Ready to build your pitch deck? Start with slide one, your cover, and work through each slide in the order outlined above. The structure is your roadmap. The story is yours to tell.

Pitch deck template download banner for startup founders building an investor-ready pitch deck structure

FAQ’S About a Strong Pitch Deck Structure

Q: What is the ideal number of slides for a winning pitch deck?

A: Most investors prefer a concise pitch deck with 10 to 12 slides. A well-structured pitch deck template covering problem, solution, traction, and ask gives investors everything they need without overwhelming them. Many pitch decks that successfully raised funding, including famous ones from Airbnb and Dropbox, stayed within this range.

Q: How do I create a pitch deck that convinces investors to fund my startup?
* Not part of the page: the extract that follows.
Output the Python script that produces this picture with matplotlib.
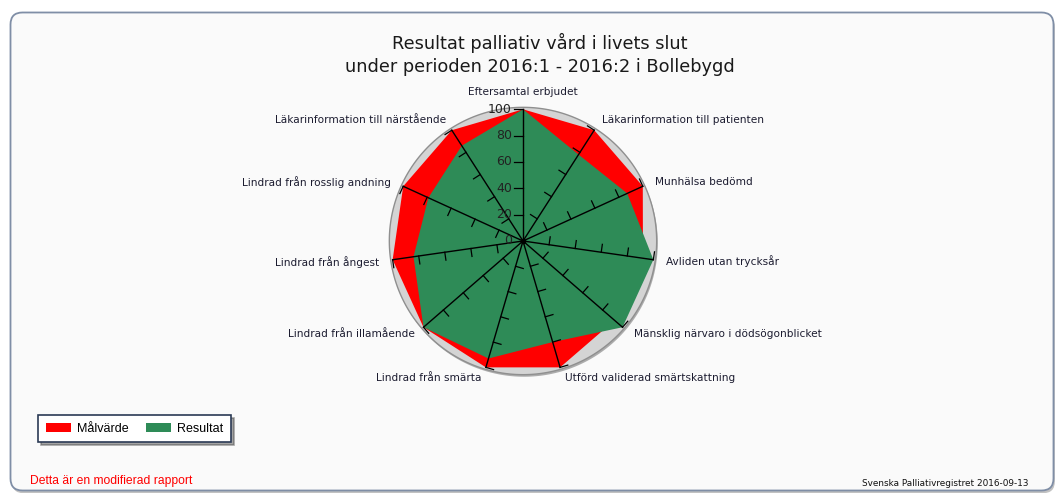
import numpy as np
import matplotlib.pyplot as plt
import matplotlib.patheffects as pe
from matplotlib.patches import FancyBboxPatch, Patch

# data
categories = ['Eftersamtal erbjudet', 'Läkarinformation till patienten',
              'Munhälsa bedömd', 'Avliden utan trycksår',
              'Mänsklig närvaro i dödsögonblicket', 'Utförd validerad smärtskattning',
              'Lindrad från smärta', 'Lindrad från illamående', 'Lindrad från ångest',
              'Lindrad från rosslig andning', 'Läkarinformation till närstående']
malvarde = [100, 100, 100, 92, 92, 100, 100, 100, 100, 100, 100]
resultat = [100, 78, 87, 100, 100, 80, 93, 100, 84, 79, 86]
r_ticks = [0, 20, 40, 60, 80, 100]

# label offsets (pixels) and alignment around the web
label_offsets = [(0, 17), (8, 10), (12, 4), (13, -1), (11, -7), (5, -11),
                 (-4, -11), (-9, -7), (-13, -2), (-12, 4), (-6, 10)]
label_ha = ['center', 'left', 'left', 'left', 'left', 'left',
            'right', 'right', 'right', 'right', 'right']

W, H = 1055, 493
fig = plt.figure(figsize=(W / 100, H / 100), dpi=100)
fig.patch.set_facecolor('white')

# background frame
bg = fig.add_axes([0, 0, 1, 1], zorder=-5)
bg.set_xlim(0, W)
bg.set_ylim(H, 0)
bg.set_axis_off()
frame = FancyBboxPatch((10.5, 12.5), 1043, 478, boxstyle='round,pad=0,rounding_size=12',
                       facecolor='#fafafa', edgecolor='#7f8ea6', lw=1.3,
                       path_effects=[pe.withSimplePatchShadow(offset=(1, -2), shadow_rgbFace='#9a9a9a', alpha=0.6)])
bg.add_patch(frame)

# radar axes
cx, cy = 523, 241
R = 131.7
rmax = 108
rp = R * rmax / 100
ax = fig.add_axes([(cx - rp) / W, (H - cy - rp) / H, 2 * rp / W, 2 * rp / H], projection='polar')
ax.set_theta_zero_location('N')
ax.set_theta_direction(-1)
ax.set_ylim(0, rmax)
ax.set_axis_off()

n = len(categories)
theta = np.arange(n) * 2 * np.pi / n
tt = np.linspace(0, 2 * np.pi, 361)
ax.fill(tt, np.full_like(tt, 101.5), facecolor='#d4d4d4', edgecolor='#8f8f8f', lw=1.0,
        path_effects=[pe.withSimplePatchShadow(offset=(0.8, -1.5), shadow_rgbFace='#999999', alpha=0.8)])

th_closed = np.append(theta, theta[0])
ax.fill(th_closed, malvarde + malvarde[:1], color='#ff0000', lw=0)
ax.fill(th_closed, resultat + resultat[:1], color='#2e8b57', lw=0)

# spokes with ticks on the counter-clockwise side
for i, t in enumerate(theta):
    ax.plot([t, t], [0, 100], color='black', lw=1.0)
    L = (8 if i > 0 else 9) / R * 100
    for r in r_ticks[1:]:
        ax.plot([t, t - np.arctan(L / r)], [r, np.hypot(r, L)], color='black', lw=0.9)
ax.plot(0, 0, 'o', color='black', ms=3)

for r in r_ticks:
    ax.annotate(str(r), xy=(0, r), xytext=(-11, 0), textcoords='offset pixels',
                ha='right', va='center', fontsize=9, color='#222222')

for i, t in enumerate(theta):
    ax.annotate(categories[i], xy=(t, 100), xytext=label_offsets[i], textcoords='offset pixels',
                ha=label_ha[i], va='center', fontsize=7.6, color='#1c1c30', annotation_clip=False)

fig.text(540 / W, 1 - 54.5 / H, 'Resultat palliativ vård i livets slut\nunder perioden 2016:1 - 2016:2 i Bollebygd',
         ha='center', va='center', fontsize=12.8, color='#1a1a1a', linespacing=1.3)

handles = [Patch(facecolor='#ff0000'), Patch(facecolor='#2e8b57')]
leg = fig.legend(handles, ['Målvärde', 'Resultat'], ncol=2, loc='upper left',
                 bbox_to_anchor=(38 / W, 1 - 415 / H), frameon=True, fancybox=False, shadow=True,
                 edgecolor='#2b3a55', prop={'family': 'Liberation Sans', 'size': 9},
                 handlelength=2.0, handleheight=0.85, columnspacing=1.4, handletextpad=0.5,
                 borderpad=0.6, borderaxespad=0)
leg.get_frame().set_linewidth(1.2)

fig.text(30 / W, 1 - 481 / H, 'Detta är en modifierad rapport', ha='left', va='center',
         fontsize=8.7, color='#ff0000', family='Liberation Sans')
fig.text(1028 / W, 1 - 483 / H, 'Svenska Palliativregistret 2016-09-13', ha='right', va='center',
         fontsize=6.4, color='#111111')

fig.savefig('out.png', dpi=100)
A: To create a pitch deck that converts, structure your pitch deck around a strong narrative, lead with a specific problem, back every claim with real examples and data, and close with a clear ask. Investors respond to founders who can tell a compelling story while showing strong traction and a defensible business model.
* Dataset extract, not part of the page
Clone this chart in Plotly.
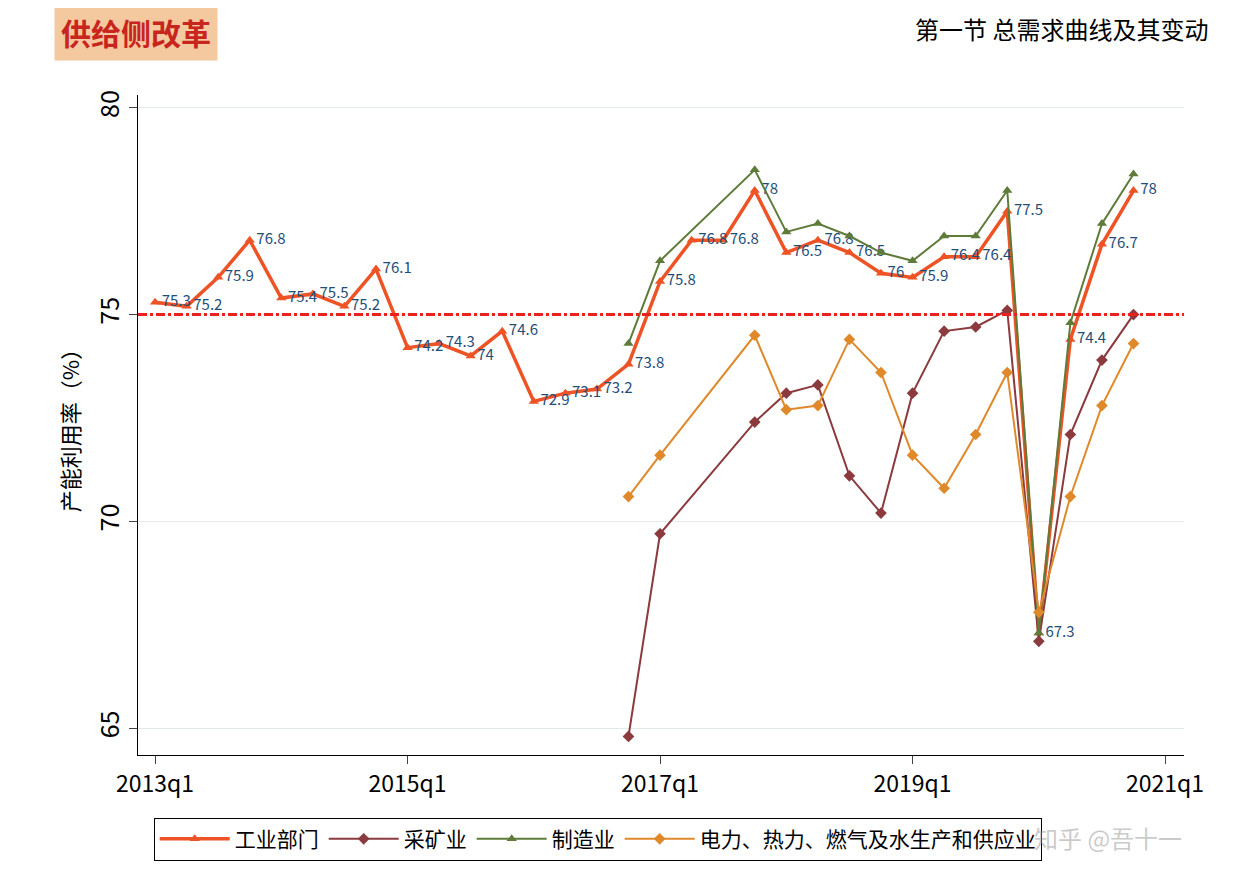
import plotly.graph_objects as go

quarters = [f"{y}q{q}" for y in range(2013, 2021) for q in range(1, 5)]
industry = [75.3, 75.2, 75.9, 76.8, 75.4, 75.5, 75.2, 76.1, 74.2, 74.3, 74.0, 74.6,
            72.9, 73.1, 73.2, 73.8, 75.8, 76.8, 76.8, 78.0, 76.5, 76.8, 76.5, 76.0,
            75.9, 76.4, 76.4, 77.5, 67.3, 74.4, 76.7, 78.0]
N = None
mining = [N]*15 + [64.8, 69.7, N, N, 72.4, 73.1, 73.3, 71.1, 70.2, 73.1, 74.6, 74.7, 75.1, 67.1, 72.1, 73.9, 75.0]
manuf = [N]*15 + [74.3, 76.3, N, N, 78.5, 77.0, 77.2, 76.9, 76.5, 76.3, 76.9, 76.9, 78.0, 67.3, 74.8, 77.2, 78.4]
power = [N]*15 + [70.6, 71.6, N, N, 74.5, 72.7, 72.8, 74.4, 73.6, 71.6, 70.8, 72.1, 73.6, 67.8, 70.6, 72.8, 74.3]
tick_labels = ["2013q1", "2015q1", "2017q1", "2019q1", "2021q1"]
tick_pos = [0, 8, 16, 24, 32]
names = ["工业部门", "采矿业", "制造业", "电力、热力、燃气及水生产和供应业"]

x = list(range(len(quarters)))
fig = go.Figure()
fig.add_trace(go.Scatter(x=x, y=industry, name=names[0], mode="lines+markers+text",
    line=dict(color="#EE5326", width=3.5), marker=dict(symbol="triangle-up", size=9),
    text=[f"{v:g}" for v in industry], textposition="middle right",
    textfont=dict(color="#1F4E79", size=15)))
fig.add_trace(go.Scatter(x=x, y=mining, name=names[1], mode="lines+markers", connectgaps=True,
    line=dict(color="#8B3A3E", width=2), marker=dict(symbol="diamond", size=9)))
fig.add_trace(go.Scatter(x=x, y=manuf, name=names[2], mode="lines+markers", connectgaps=True,
    line=dict(color="#5E7B3A", width=2), marker=dict(symbol="triangle-up", size=9)))
fig.add_trace(go.Scatter(x=x, y=power, name=names[3], mode="lines+markers", connectgaps=True,
    line=dict(color="#E0892B", width=2), marker=dict(symbol="diamond", size=9)))
fig.add_hline(y=75, line=dict(color="#E8221E", width=3, dash="dashdot"))

fig.update_layout(
    width=1236, height=886, paper_bgcolor="white", plot_bgcolor="white",
    margin=dict(l=130, r=60, t=87, b=139),
    font=dict(family="Noto Sans CJK SC, Liberation Sans", size=23, color="black"),
    xaxis=dict(range=[-0.54, 32.6], tickvals=tick_pos, ticktext=tick_labels, showgrid=False,
               showline=True, linecolor="black", ticks="outside", ticklen=8, zeroline=False),
    yaxis=dict(range=[64.35, 80.31], tickvals=[65, 70, 75, 80], tickangle=-90, showgrid=True,
               gridcolor="#E3EBE8", showline=True, linecolor="black", ticks="outside",
               ticklen=8, zeroline=False, tickfont=dict(size=25),
               title=dict(text="产能利用率（%）", font=dict(size=22), standoff=4)),
    legend=dict(orientation="h", x=0.015, y=-0.095, yanchor="top", bordercolor="black",
                borderwidth=1, font=dict(size=21), itemwidth=70),
    showlegend=True,
)
fig.add_annotation(xref="paper", yref="paper", x=-0.08, y=1.14, xanchor="left", yanchor="top",
    text="<b>供给侧改革</b>", showarrow=False, bgcolor="#F4C9A0",
    font=dict(size=30, color="#C8251E"), borderpad=6)
fig.add_annotation(xref="paper", yref="paper", x=1.025, y=1.13, xanchor="right", yanchor="top",
    text="第一节 总需求曲线及其变动", showarrow=False, font=dict(size=24))
fig.add_annotation(xref="paper", yref="paper", x=1.0, y=-0.155, xanchor="right",
    text="知乎 @吾十一", showarrow=False, font=dict(size=24, color="rgba(150,150,150,0.5)"))
fig.write_html("out.html")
Q: What do investors look for on a competition slide?

A: Investors want to see that you understand the full competitive landscape and have a unique value proposition that is difficult to replicate. A strong competition slide uses a visual matrix to show investors understand where they win, and includes a concise explanation of your sustainable competitive advantage versus every existing alternative.

Q: Can I send my pitch deck without a meeting first?

A: Yes. Many investors review a pitch deck cold before agreeing to a meeting. When you send your deck without a prior conversation, make sure your cover slide tagline, problem framing, and traction slide do the heavy lifting. A well-structured pitch deck must communicate your entire story clearly, even without you in the room to present it.